Bill Blaikie Winnipeg—Transcona, MB

Mr. Speaker, on behalf of my NDP colleagues and as a member of parliament from Manitoba, I too join in expressing the shock and the sadness we all felt yesterday as word began to proceed with respect to David's sudden death.

I join with others here in paying tribute to the work that he did in this place; to his commitment to his constituency, the area around Lac du Bonnet and throughout the whole area of Provencher; his commitment to his constituents; and the way in which he struggled from time to time, I think he would want it said, with what he thought his constituents wanted, what he thought his party wanted, and what he thought his church wanted.

In a time when we are talking a lot these days about free votes, he might want it noted that sometimes, to the Prime Minister's distress, he was one of the original free voters around here. We honour that memory of him as well.

We join with others in expressing condolences to his family and friends.

David Iftody
Statements By Members

2:15 p.m.

Progressive Conservative

Rick Borotsik Brandon—Souris, MB

Mr. Speaker, yesterday we lost one of our former members at the too young age of 44. David Iftody's untimely death was a shock to all of us in the House who knew him. He will be greatly missed by members of the House and the people of Manitoba.

David Iftody will be remembered best for his dedication and commitment to his constituents, whether it was helping out the people of Provencher during the 1997 Red River Valley flood or voting his constituency's wishes against his own government on gun control legislation. Members from all parties can respect that kind of commitment.

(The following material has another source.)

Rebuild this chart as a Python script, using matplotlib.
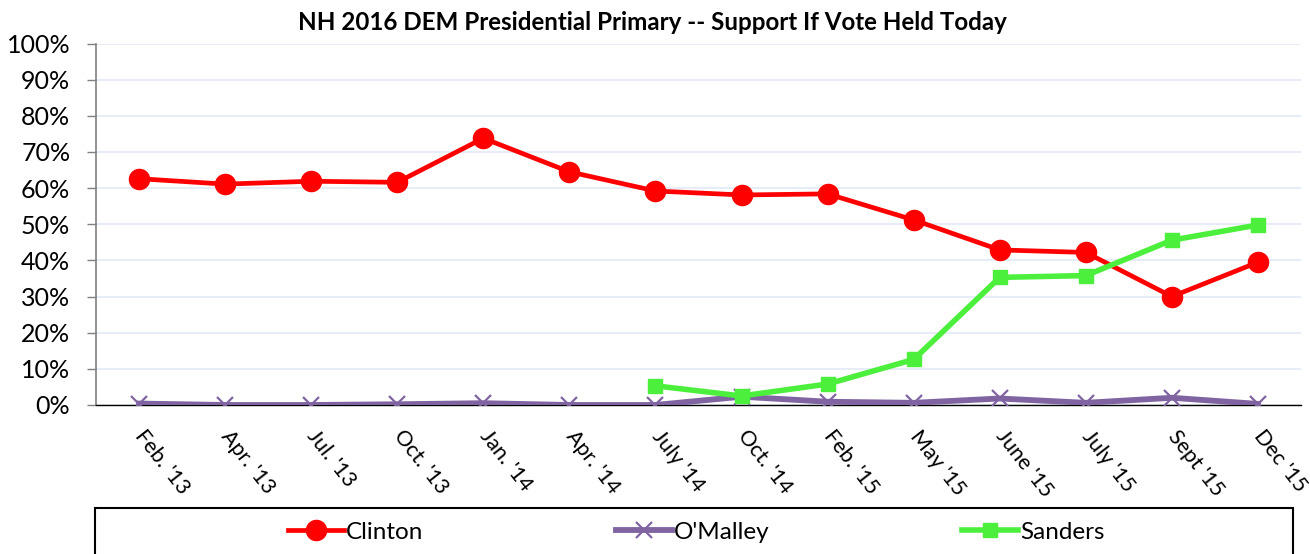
import matplotlib
matplotlib.use("Agg")
import matplotlib.pyplot as plt
from matplotlib.patches import Rectangle
from matplotlib.lines import Line2D
from matplotlib.ticker import PercentFormatter
import numpy as np

plt.rcParams['font.family'] = ['Lato', 'DejaVu Sans']

categories = ["Feb. '13", "Apr. '13", "Jul. '13", "Oct. '13", "Jan. '14", "Apr. '14",
              "July '14", "Oct. '14", "Feb. '15", "May '15", "June '15", "July '15",
              "Sept '15", "Dec '15"]
clinton = [62.6, 61.1, 61.9, 61.6, 73.8, 64.5, 59.2, 58.1, 58.4, 51.2, 42.9, 42.2, 30.0, 39.5]
omalley = [0.4, 0.0, 0.0, 0.2, 0.5, 0.0, 0.0, 2.3, 0.9, 0.6, 1.8, 0.6, 2.0, 0.3]
sanders = [None, None, None, None, None, None, 5.3, 2.5, 5.8, 12.6, 35.3, 35.8, 45.6, 49.8]
series_names = ["Clinton", "O'Malley", "Sanders"]
title = "NH 2016 DEM Presidential Primary -- Support If Vote Held Today"

W, H = 1310, 554
fig = plt.figure(figsize=(W / 100, H / 100), dpi=100)
ax = fig.add_axes([96 / W, 1 - 405 / H, (1301 - 96) / W, (405 - 43.5) / H])

x = np.arange(len(categories))
s_vals = np.array([np.nan if v is None else v for v in sanders], dtype=float)

red = "#FF0000"
purple = "#8064A2"
green = "#4CEF3C"

ax.plot(x, clinton, color=red, lw=3.4, marker='o', ms=14.5, mec=red, mfc=red, zorder=3)
ax.plot(x, omalley, color=purple, lw=4.2, marker='x', ms=12, mew=1.6, mec=purple, zorder=3)
ax.plot(x, s_vals, color=green, lw=4.0, marker='s', ms=10.5, mec=green, mfc=green, zorder=4)

ax.set_xlim(-0.5, len(categories) - 0.5)
ax.set_ylim(0, 100)
ax.set_yticks(np.arange(0, 101, 10))
ax.yaxis.set_major_formatter(PercentFormatter(decimals=0))
ax.set_xticks(x)
ax.set_xticklabels(categories, rotation=-52, ha='left', va='center',
                   rotation_mode='anchor', fontsize=15.5)
ax.tick_params(axis='x', length=0, pad=20)
ax.tick_params(axis='y', length=6.5, width=1, color='#808080', labelsize=18, pad=12)
ax.grid(axis='y', color='#E3EAF5', lw=1.2, zorder=0)
ax.set_axisbelow(True)
for s in ['top', 'right']:
    ax.spines[s].set_visible(False)
ax.spines['left'].set_color('#808080')
ax.spines['left'].set_linewidth(1.2)
ax.spines['bottom'].set_color('black')
ax.spines['bottom'].set_linewidth(1.0)
ax.spines['bottom'].set_zorder(2.5)

fig.text(652 / W, 1 - 22 / H, title, ha='center', va='center', fontsize=17.4, fontweight='bold')

# legend box
fig.patches.append(Rectangle((95 / W, -0.05), (1293 - 95) / W, 0.05 + (1 - 508 / H),
                             transform=fig.transFigure, fill=False, ec='black', lw=1.5))
handles = [
    Line2D([], [], color=red, lw=3.4, marker='o', ms=14.5, mec=red, mfc=red),
    Line2D([], [], color=purple, lw=4.2, marker='x', ms=12, mew=1.6, mec=purple),
    Line2D([], [], color=green, lw=4.0, marker='s', ms=10.5, mec=green, mfc=green),
]
starts = [288, 616, 962]
for h, name, sx in zip(handles, series_names, starts):
    fig.legend([h], [name], loc='center left', bbox_to_anchor=(sx / W, 1 - 532 / H),
               frameon=False, fontsize=17.5, handlelength=2.3, handletextpad=0.1,
               borderpad=0, borderaxespad=0)

fig.savefig("out.png", dpi=100)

David was first elected to the House in 1993 and re-elected in 1997. He served his constituents and his party as parliamentary secretary of Indian affairs and as chairman of the Liberal rural caucus. David understood rural Canada. He fought and worked for the rural way of life in Manitoba.

I extend my condolences on behalf of the PC Party to the surviving members of the Iftody family. On behalf of Manitoba I thank David for his years of public service.